# Description of the task
Below is a listing. Return the lines from the one that contains "Output the Python" to the one that contains "months = list(range(len(yoy)))", both ends included, verbatim and with no pictures.

# Material for this task
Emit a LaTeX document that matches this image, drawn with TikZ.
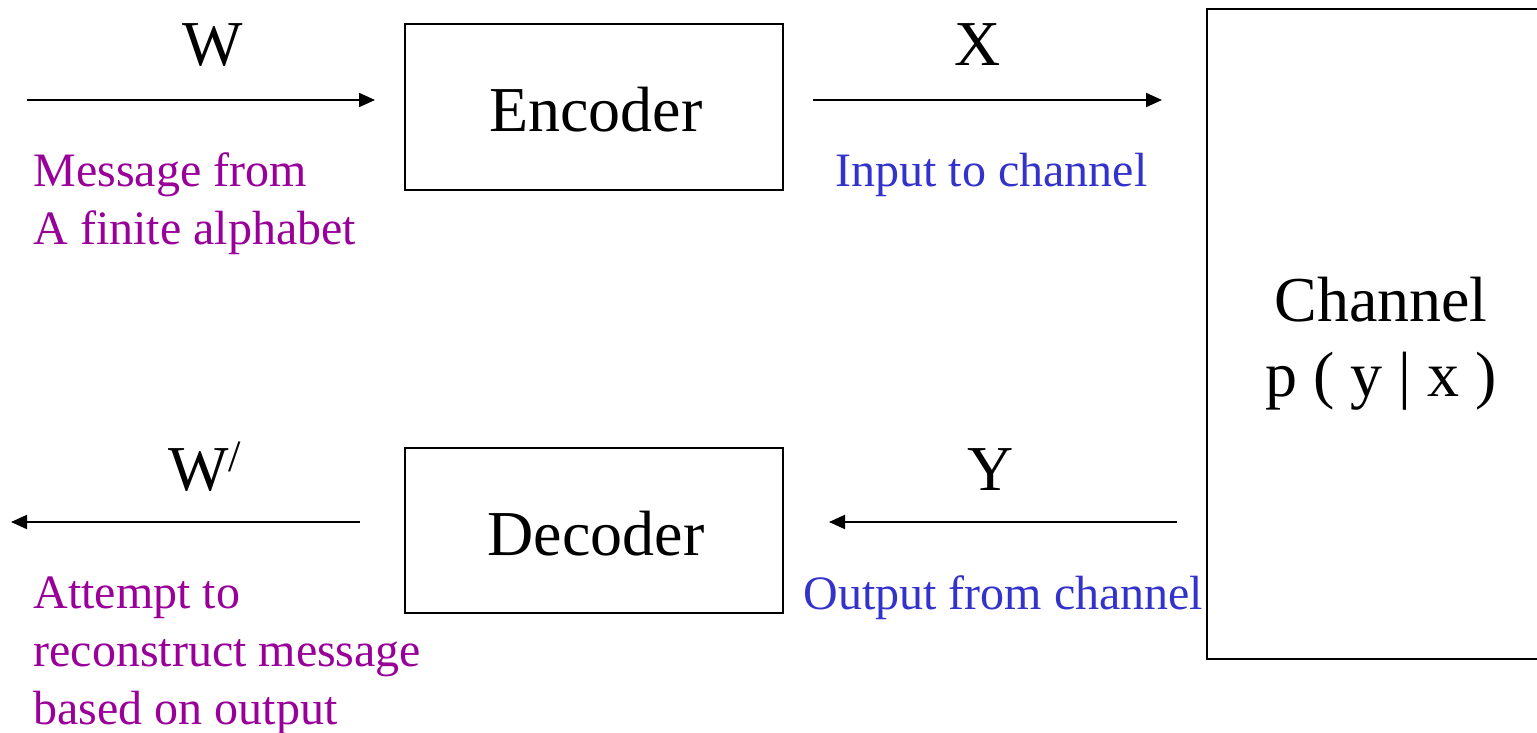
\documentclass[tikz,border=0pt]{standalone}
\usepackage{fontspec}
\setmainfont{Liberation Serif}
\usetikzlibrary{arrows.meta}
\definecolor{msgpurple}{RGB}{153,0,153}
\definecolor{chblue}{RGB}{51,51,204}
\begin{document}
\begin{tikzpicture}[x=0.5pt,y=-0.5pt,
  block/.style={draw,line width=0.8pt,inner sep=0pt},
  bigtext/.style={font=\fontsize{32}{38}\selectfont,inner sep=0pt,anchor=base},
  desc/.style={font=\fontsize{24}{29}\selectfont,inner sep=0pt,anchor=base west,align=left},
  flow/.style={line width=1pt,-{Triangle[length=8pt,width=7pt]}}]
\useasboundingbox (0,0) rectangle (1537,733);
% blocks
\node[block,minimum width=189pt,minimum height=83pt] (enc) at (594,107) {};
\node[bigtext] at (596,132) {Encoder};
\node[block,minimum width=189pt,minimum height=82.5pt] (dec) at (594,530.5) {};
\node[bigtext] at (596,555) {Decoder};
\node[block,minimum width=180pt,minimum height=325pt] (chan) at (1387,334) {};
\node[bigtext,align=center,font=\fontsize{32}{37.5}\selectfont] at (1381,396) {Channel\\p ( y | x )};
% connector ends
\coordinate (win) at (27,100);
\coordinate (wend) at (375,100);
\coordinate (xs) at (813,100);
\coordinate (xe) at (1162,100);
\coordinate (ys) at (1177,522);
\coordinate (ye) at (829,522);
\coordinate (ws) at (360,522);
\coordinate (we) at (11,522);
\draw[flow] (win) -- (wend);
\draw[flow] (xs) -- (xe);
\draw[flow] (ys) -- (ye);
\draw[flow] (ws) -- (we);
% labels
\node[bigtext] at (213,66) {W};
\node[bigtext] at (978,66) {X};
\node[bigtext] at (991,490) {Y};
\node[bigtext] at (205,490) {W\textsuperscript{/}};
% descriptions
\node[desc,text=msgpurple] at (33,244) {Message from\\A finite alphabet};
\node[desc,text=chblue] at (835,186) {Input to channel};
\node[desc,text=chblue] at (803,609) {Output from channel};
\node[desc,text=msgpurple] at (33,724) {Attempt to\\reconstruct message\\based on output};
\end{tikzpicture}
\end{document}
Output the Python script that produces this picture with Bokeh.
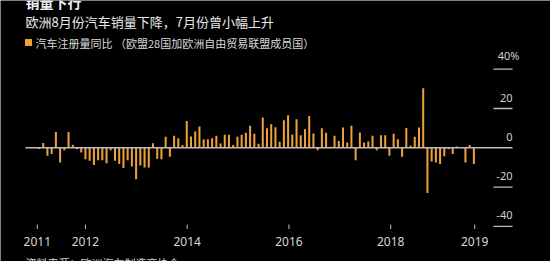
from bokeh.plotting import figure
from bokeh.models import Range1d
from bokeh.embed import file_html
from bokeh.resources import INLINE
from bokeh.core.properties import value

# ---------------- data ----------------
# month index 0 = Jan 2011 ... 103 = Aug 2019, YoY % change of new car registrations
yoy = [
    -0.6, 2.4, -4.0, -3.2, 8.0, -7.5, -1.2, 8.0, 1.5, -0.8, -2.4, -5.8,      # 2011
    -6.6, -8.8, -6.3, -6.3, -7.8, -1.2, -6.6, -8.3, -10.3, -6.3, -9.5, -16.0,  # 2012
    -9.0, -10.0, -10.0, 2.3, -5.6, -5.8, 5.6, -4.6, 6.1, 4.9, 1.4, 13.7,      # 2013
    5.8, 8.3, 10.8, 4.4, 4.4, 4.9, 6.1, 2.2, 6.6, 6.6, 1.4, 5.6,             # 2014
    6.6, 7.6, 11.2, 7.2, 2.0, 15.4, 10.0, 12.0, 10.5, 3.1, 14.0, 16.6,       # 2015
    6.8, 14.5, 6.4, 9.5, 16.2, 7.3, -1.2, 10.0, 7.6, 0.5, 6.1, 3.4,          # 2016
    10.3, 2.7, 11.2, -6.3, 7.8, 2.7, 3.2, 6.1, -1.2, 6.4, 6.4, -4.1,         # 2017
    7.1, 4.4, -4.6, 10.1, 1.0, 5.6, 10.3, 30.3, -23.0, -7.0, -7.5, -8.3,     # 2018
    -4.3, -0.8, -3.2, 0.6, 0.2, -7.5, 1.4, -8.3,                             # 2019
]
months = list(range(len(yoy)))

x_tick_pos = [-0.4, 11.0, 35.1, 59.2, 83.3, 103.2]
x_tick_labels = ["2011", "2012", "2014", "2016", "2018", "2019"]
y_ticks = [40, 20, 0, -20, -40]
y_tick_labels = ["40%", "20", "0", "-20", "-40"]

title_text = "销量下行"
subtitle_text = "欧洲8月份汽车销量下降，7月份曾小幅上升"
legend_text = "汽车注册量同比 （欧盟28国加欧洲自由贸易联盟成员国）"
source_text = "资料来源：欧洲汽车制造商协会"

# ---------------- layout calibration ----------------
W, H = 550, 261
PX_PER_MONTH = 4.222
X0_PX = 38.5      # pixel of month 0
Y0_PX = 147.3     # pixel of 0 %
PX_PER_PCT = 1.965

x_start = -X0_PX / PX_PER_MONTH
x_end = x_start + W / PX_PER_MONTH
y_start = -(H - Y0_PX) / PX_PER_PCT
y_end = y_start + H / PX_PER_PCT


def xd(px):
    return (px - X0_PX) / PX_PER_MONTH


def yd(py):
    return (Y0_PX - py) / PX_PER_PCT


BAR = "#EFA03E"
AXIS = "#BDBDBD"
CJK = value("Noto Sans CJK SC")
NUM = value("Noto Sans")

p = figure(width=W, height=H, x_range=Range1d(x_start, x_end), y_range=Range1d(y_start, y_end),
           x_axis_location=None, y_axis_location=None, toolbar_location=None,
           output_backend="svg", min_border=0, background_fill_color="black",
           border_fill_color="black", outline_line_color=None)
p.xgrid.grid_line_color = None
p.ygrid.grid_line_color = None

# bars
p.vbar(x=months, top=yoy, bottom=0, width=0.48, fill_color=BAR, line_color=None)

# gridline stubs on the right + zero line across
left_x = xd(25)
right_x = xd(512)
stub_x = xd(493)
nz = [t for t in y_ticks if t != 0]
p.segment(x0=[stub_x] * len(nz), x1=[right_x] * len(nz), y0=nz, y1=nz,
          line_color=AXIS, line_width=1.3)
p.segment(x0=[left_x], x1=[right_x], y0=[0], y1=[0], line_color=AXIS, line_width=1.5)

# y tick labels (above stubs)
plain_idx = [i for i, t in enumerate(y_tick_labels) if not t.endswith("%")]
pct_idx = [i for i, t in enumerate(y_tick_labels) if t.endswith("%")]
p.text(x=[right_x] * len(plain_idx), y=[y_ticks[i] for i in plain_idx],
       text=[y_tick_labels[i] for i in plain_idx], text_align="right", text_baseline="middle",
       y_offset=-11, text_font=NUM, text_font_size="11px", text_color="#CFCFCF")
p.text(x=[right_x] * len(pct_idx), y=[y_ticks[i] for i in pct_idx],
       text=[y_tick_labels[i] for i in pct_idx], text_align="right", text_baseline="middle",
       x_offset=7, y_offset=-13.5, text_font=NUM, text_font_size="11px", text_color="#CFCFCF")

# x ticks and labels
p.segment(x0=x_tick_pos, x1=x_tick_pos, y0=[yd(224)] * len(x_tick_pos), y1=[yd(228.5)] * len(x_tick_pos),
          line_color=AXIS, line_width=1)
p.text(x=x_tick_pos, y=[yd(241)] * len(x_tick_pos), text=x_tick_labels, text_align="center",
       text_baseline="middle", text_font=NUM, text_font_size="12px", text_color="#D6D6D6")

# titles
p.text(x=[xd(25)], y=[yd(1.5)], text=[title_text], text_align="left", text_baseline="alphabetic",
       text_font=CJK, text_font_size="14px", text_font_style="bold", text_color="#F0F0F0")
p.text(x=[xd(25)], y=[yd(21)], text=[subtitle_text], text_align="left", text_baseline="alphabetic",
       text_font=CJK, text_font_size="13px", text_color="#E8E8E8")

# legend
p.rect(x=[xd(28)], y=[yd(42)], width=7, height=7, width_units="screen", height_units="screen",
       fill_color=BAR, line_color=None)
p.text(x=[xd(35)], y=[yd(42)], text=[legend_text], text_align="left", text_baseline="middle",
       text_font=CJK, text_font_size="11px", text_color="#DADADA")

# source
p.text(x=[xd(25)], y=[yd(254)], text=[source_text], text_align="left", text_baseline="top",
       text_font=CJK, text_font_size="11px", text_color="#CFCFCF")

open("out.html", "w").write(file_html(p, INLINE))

# Completed task
Output the Python script that produces this picture with Bokeh.
from bokeh.plotting import figure
from bokeh.models import Range1d
from bokeh.embed import file_html
from bokeh.resources import INLINE
from bokeh.core.properties import value

# ---------------- data ----------------
# month index 0 = Jan 2011 ... 103 = Aug 2019, YoY % change of new car registrations
yoy = [
    -0.6, 2.4, -4.0, -3.2, 8.0, -7.5, -1.2, 8.0, 1.5, -0.8, -2.4, -5.8,      # 2011
    -6.6, -8.8, -6.3, -6.3, -7.8, -1.2, -6.6, -8.3, -10.3, -6.3, -9.5, -16.0,  # 2012
    -9.0, -10.0, -10.0, 2.3, -5.6, -5.8, 5.6, -4.6, 6.1, 4.9, 1.4, 13.7,      # 2013
    5.8, 8.3, 10.8, 4.4, 4.4, 4.9, 6.1, 2.2, 6.6, 6.6, 1.4, 5.6,             # 2014
    6.6, 7.6, 11.2, 7.2, 2.0, 15.4, 10.0, 12.0, 10.5, 3.1, 14.0, 16.6,       # 2015
    6.8, 14.5, 6.4, 9.5, 16.2, 7.3, -1.2, 10.0, 7.6, 0.5, 6.1, 3.4,          # 2016
    10.3, 2.7, 11.2, -6.3, 7.8, 2.7, 3.2, 6.1, -1.2, 6.4, 6.4, -4.1,         # 2017
    7.1, 4.4, -4.6, 10.1, 1.0, 5.6, 10.3, 30.3, -23.0, -7.0, -7.5, -8.3,     # 2018
    -4.3, -0.8, -3.2, 0.6, 0.2, -7.5, 1.4, -8.3,                             # 2019
]
months = list(range(len(yoy)))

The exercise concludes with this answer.